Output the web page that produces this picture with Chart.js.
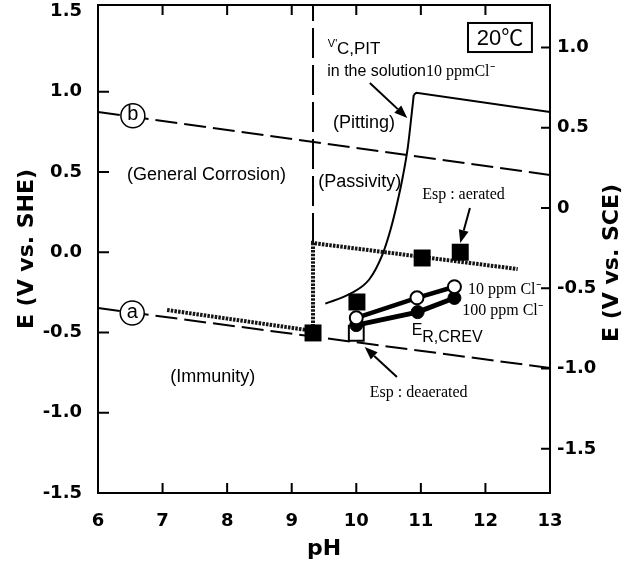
<!DOCTYPE html>
<html>
<head>
<meta charset="utf-8">
<title>Pourbaix-type diagram, 20°C</title>
<script src="https://cdn.jsdelivr.net/npm/chart.js@4.4.0/dist/chart.umd.min.js"></script>
<style>
  html, body { margin: 0; padding: 0; background: #fff; }
  #wrap { width: 628px; height: 564px; }
</style>
</head>
<body>
<div id="wrap"><canvas id="pourbaix" width="628" height="564"></canvas></div>
<script>
// --- Axis ticks ---
const phTicks = [6, 7, 8, 9, 10, 11, 12, 13];
const sheTicks = [-1.5, -1.0, -0.5, 0.0, 0.5, 1.0, 1.5];
const sceTicks = [-1.5, -1.0, -0.5, 0, 0.5, 1.0];
const SHE_MIN = -1.5, SHE_MAX = 1.54;
const SCE_OFFSET = 0.275; // right axis reads E(SHE) - offset

// --- Boundary lines (b) upper and (a) lower ---
const lineB_pH = [6, 13];
const lineB_E = [0.873, 0.481];
const lineA_pH = [6, 13];
const lineA_E = [-0.348, -0.721];

// vertical general corrosion / passivity boundary
const passBound_pH = [9.33, 9.33];
const passBound_E = [0.057, 1.54];

// Esp trend line (hatched)
const espLine_pH = [7.07, 9.33, 9.33, 12.5];
const espLine_E = [-0.36, -0.49, 0.057, -0.105];

// V'C,PIT curve and its plateau
const vpit_pH = [9.52, 9.9, 10.2, 10.4, 10.53, 10.63, 10.72, 10.8, 10.86, 10.89];
const vpit_E = [-0.32, -0.26, -0.17, -0.02, 0.14, 0.3, 0.47, 0.66, 0.87, 0.98];
const vpitTop_pH = [10.89, 10.93, 13];
const vpitTop_E = [0.98, 0.993, 0.873];

// Esp measured points
const espAer_pH = [9.33, 10.01, 11.02, 11.61];
const espAer_E = [-0.503, -0.31, -0.036, 0.0];
const espDeaer_pH = [10.0];
const espDeaer_E = [-0.505];

// ER,CREV
const crev10_pH = [10.0, 10.94, 11.52];
const crev10_E = [-0.409, -0.284, -0.215];
const crev100_pH = [10.0, 10.95, 11.52];
const crev100_E = [-0.454, -0.373, -0.285];

// circled tags on the boundary lines
const tagText = ['a', 'b'];
const tag_pH = [6.53, 6.54];
const tag_E = [-0.379, 0.85];

const pts = (xs, ys) => xs.map((x, i) => ({ x: x, y: ys[i] }));

const SANS = '"Liberation Sans", Arial, sans-serif';
const SERIF = '"Liberation Serif", "Times New Roman", serif';
const tickFont = { family: '"DejaVu Sans", sans-serif', size: 18, weight: 'bold' };
const titleFont = { family: '"DejaVu Sans", sans-serif', size: 22, weight: 'bold' };
const DASH = [22, 7];

// --- Text notes placed in data units (pH, E vs SHE) ---
const notes = [
  { t: '(General Corrosion)', x: 6.45, y: 0.481, f: '18px ' + SANS },
  { t: '(Passivity)', x: 9.41, y: 0.437, f: '18px ' + SANS },
  { t: '(Pitting)', x: 9.64, y: 0.805, f: '18px ' + SANS },
  { t: '(Immunity)', x: 7.12, y: -0.778, f: '18px ' + SANS },
  { t: "V'", x: 9.56, y: 1.297, f: '11px ' + SANS },
  { t: 'C,PIT', x: 9.70, y: 1.266, f: '17px ' + SANS },
  { t: 'Esp : aerated', x: 11.02, y: 0.356, f: '16px ' + SERIF },
  { t: '10 ppm Cl\u207B', x: 11.73, y: -0.235, f: '16px ' + SERIF },
  { t: '100 ppm Cl\u207B', x: 11.64, y: -0.366, f: '16px ' + SERIF },
  { t: 'E', x: 10.86, y: -0.491, f: '16px ' + SANS },
  { t: 'R,CREV', x: 11.02, y: -0.535, f: '16px ' + SANS },
  { t: 'Esp : deaerated', x: 10.21, y: -0.877, f: '16px ' + SERIF }
];
const arrows = [
  { from: [10.21, 1.054], to: [10.79, 0.836] },
  { from: [11.76, 0.275], to: [11.61, 0.057] },
  { from: [10.63, -0.778], to: [10.13, -0.591] }
];

const decorPlugin = {
  id: 'decor',
  afterDraw(chart) {
    const { ctx, chartArea: a } = chart;
    const xs = chart.scales.x, ys = chart.scales.y, y2 = chart.scales.y2;
    const X = v => xs.getPixelForValue(v);
    const Y = v => ys.getPixelForValue(v);
    ctx.save();
    ctx.strokeStyle = '#000';
    ctx.fillStyle = '#000';

    // frame
    ctx.lineWidth = 2;
    ctx.strokeRect(a.left, a.top, a.right - a.left, a.bottom - a.top);

    // inward tick marks
    ctx.beginPath();
    phTicks.forEach(v => {
      const px = X(v);
      if (px < a.left + 5 || px > a.right - 5) return;
      ctx.moveTo(px, a.bottom); ctx.lineTo(px, a.bottom - 10);
      ctx.moveTo(px, a.top); ctx.lineTo(px, a.top + 10);
    });
    sheTicks.forEach(v => {
      const py = Y(v);
      if (py < a.top + 8 || py > a.bottom - 8) return;
      ctx.moveTo(a.left, py); ctx.lineTo(a.left + 11, py);
    });
    sceTicks.forEach(v => {
      const py = y2.getPixelForValue(v);
      if (py < a.top + 8 || py > a.bottom - 8) return;
      ctx.moveTo(a.right, py); ctx.lineTo(a.right - 9, py);
    });
    ctx.stroke();

    // circled a / b
    ctx.font = '20px ' + SANS;
    ctx.textAlign = 'center';
    ctx.textBaseline = 'middle';
    tagText.forEach((t, i) => ctx.fillText(t, X(tag_pH[i]), Y(tag_E[i]) - 1));

    // notes
    ctx.textAlign = 'left';
    notes.forEach(n => {
      ctx.font = n.f;
      ctx.fillText(n.t, X(n.x), Y(n.y));
    });

    // "in the solution" + serif "10 ppmCl-"
    let sx = X(9.55), sy = Y(1.123);
    ctx.font = '16px ' + SANS;
    ctx.fillText('in the solution', sx, sy);
    sx += ctx.measureText('in the solution').width;
    ctx.font = '16px ' + SERIF;
    ctx.fillText('10 ppmCl\u207B', sx, sy);

    // 20℃ box
    const bx1 = X(11.73), bx2 = X(12.72), by1 = Y(1.428), by2 = Y(1.247);
    ctx.lineWidth = 2;
    ctx.strokeRect(bx1, by1, bx2 - bx1, by2 - by1);
    ctx.font = '22px ' + SANS + ', "Noto Sans CJK JP"';
    ctx.textAlign = 'center';
    ctx.fillText('20\u2103', (bx1 + bx2) / 2, (by1 + by2) / 2 + 1);

    // arrows
    ctx.lineWidth = 2;
    arrows.forEach(ar => {
      const x1 = X(ar.from[0]), y1 = Y(ar.from[1]);
      const x2 = X(ar.to[0]), y2p = Y(ar.to[1]);
      const ang = Math.atan2(y2p - y1, x2 - x1);
      const hl = 13, hw = 5;
      const bxp = x2 - hl * Math.cos(ang), byp = y2p - hl * Math.sin(ang);
      ctx.beginPath();
      ctx.moveTo(x1, y1); ctx.lineTo(bxp, byp);
      ctx.stroke();
      ctx.beginPath();
      ctx.moveTo(x2, y2p);
      ctx.lineTo(bxp + hw * Math.sin(ang), byp - hw * Math.cos(ang));
      ctx.lineTo(bxp - hw * Math.sin(ang), byp + hw * Math.cos(ang));
      ctx.closePath();
      ctx.fill();
    });

    // right axis title, reading upward
    ctx.font = 'bold 22px "DejaVu Sans", sans-serif';
    ctx.textAlign = 'center';
    ctx.translate(612, (a.top + a.bottom) / 2 + 14);
    ctx.rotate(-Math.PI / 2);
    ctx.fillText('E (V vs. SCE)', 0, 0);
    ctx.restore();
  }
};

const lineDs = (data, extra) => Object.assign({
  data: data, showLine: true, pointRadius: 0, borderColor: '#000',
  borderWidth: 2, fill: false, tension: 0
}, extra);

new Chart(document.getElementById('pourbaix'), {
  type: 'scatter',
  data: {
    datasets: [
      { data: pts(tag_pH, tag_E), pointStyle: 'circle', pointRadius: 12,
        pointBackgroundColor: '#fff', pointBorderColor: '#000', pointBorderWidth: 1.5 },
      { data: pts(espAer_pH, espAer_E), pointStyle: 'rect', pointRadius: 12,
        pointBackgroundColor: '#000', pointBorderColor: '#000', pointBorderWidth: 0 },
      lineDs(pts(crev10_pH, crev10_E), { borderWidth: 4.5, pointRadius: 6.5, pointStyle: 'circle',
        pointBackgroundColor: '#fff', pointBorderColor: '#000', pointBorderWidth: 2 }),
      lineDs(pts(crev100_pH, crev100_E), { borderWidth: 5, pointRadius: 6.5, pointStyle: 'circle',
        pointBackgroundColor: '#000', pointBorderColor: '#000', pointBorderWidth: 1 }),
      { data: pts(espDeaer_pH, espDeaer_E), pointStyle: 'rect', pointRadius: 10.5,
        pointBackgroundColor: '#fff', pointBorderColor: '#000', pointBorderWidth: 2 },
      lineDs(pts(espLine_pH, espLine_E), { borderColor: '#151515', borderWidth: 4, borderDash: [2.5, 1.2] }),
      lineDs(pts(vpit_pH, vpit_E), { cubicInterpolationMode: 'monotone' }),
      lineDs(pts(vpitTop_pH, vpitTop_E)),
      lineDs(pts(passBound_pH, passBound_E), { borderDash: [30, 7] }),
      lineDs(pts(lineA_pH, lineA_E), { borderDash: DASH }),
      lineDs(pts(lineB_pH, lineB_E), { borderDash: DASH })
    ]
  },
  options: {
    responsive: false,
    devicePixelRatio: 1,
    animation: false,
    events: [],
    layout: { autoPadding: false, padding: { top: 5, left: 0, right: 0, bottom: 0 } },
    plugins: { legend: { display: false }, tooltip: { enabled: false } },
    scales: {
      x: {
        type: 'linear', position: 'bottom', min: 6, max: 13,
        afterBuildTicks: s => { s.ticks = phTicks.map(v => ({ value: v })); },
        afterFit: s => { s.height = 71; s.paddingLeft = 0; s.paddingRight = 0; },
        grid: { display: false, drawTicks: false },
        border: { display: false },
        ticks: { padding: 18, font: tickFont, color: '#000', maxRotation: 0, autoSkip: false,
                 callback: v => String(v) },
        title: { display: true, text: 'pH', font: titleFont, color: '#000', padding: { top: 0, bottom: 2 } }
      },
      y: {
        type: 'linear', position: 'left', min: SHE_MIN, max: SHE_MAX,
        afterBuildTicks: s => { s.ticks = sheTicks.map(v => ({ value: v })); },
        afterFit: s => { s.width = 98; s.paddingTop = 0; s.paddingBottom = 0; },
        grid: { display: false, drawTicks: false },
        border: { display: false },
        ticks: { padding: 16, font: tickFont, color: '#000', autoSkip: false,
                 callback: v => v.toFixed(1) },
        title: { display: true, text: 'E (V vs. SHE)', font: titleFont, color: '#000', padding: { top: 14, bottom: 0 } }
      },
      y2: {
        type: 'linear', position: 'right', min: SHE_MIN - SCE_OFFSET, max: SHE_MAX - SCE_OFFSET,
        afterBuildTicks: s => { s.ticks = sceTicks.map(v => ({ value: v })); },
        afterFit: s => { s.width = 78; s.paddingTop = 0; s.paddingBottom = 0; },
        grid: { display: false, drawTicks: false },
        border: { display: false },
        ticks: { padding: 7, font: tickFont, color: '#000', autoSkip: false,
                 callback: v => (v === 0 ? '0' : v.toFixed(1)) }
      }
    }
  },
  plugins: [decorPlugin]
});
</script>
</body>
</html>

• _Instructions to follow_
Write out nothing but the lines from the start of the data through the line with "const espLine_E = [-0.36, -0.49, 0.057, -0.105];". Leave out the pictures.

• _Output below_
Output the web page that produces this picture with Chart.js.
<!DOCTYPE html>
<html>
<head>
<meta charset="utf-8">
<title>Pourbaix-type diagram, 20°C</title>
<script src="https://cdn.jsdelivr.net/npm/chart.js@4.4.0/dist/chart.umd.min.js"></script>
<style>
  html, body { margin: 0; padding: 0; background: #fff; }
  #wrap { width: 628px; height: 564px; }
</style>
</head>
<body>
<div id="wrap"><canvas id="pourbaix" width="628" height="564"></canvas></div>
<script>
// --- Axis ticks ---
const phTicks = [6, 7, 8, 9, 10, 11, 12, 13];
const sheTicks = [-1.5, -1.0, -0.5, 0.0, 0.5, 1.0, 1.5];
const sceTicks = [-1.5, -1.0, -0.5, 0, 0.5, 1.0];
const SHE_MIN = -1.5, SHE_MAX = 1.54;
const SCE_OFFSET = 0.275; // right axis reads E(SHE) - offset

// --- Boundary lines (b) upper and (a) lower ---
const lineB_pH = [6, 13];
const lineB_E = [0.873, 0.481];
const lineA_pH = [6, 13];
const lineA_E = [-0.348, -0.721];

// vertical general corrosion / passivity boundary
const passBound_pH = [9.33, 9.33];
const passBound_E = [0.057, 1.54];

// Esp trend line (hatched)
const espLine_pH = [7.07, 9.33, 9.33, 12.5];
const espLine_E = [-0.36, -0.49, 0.057, -0.105];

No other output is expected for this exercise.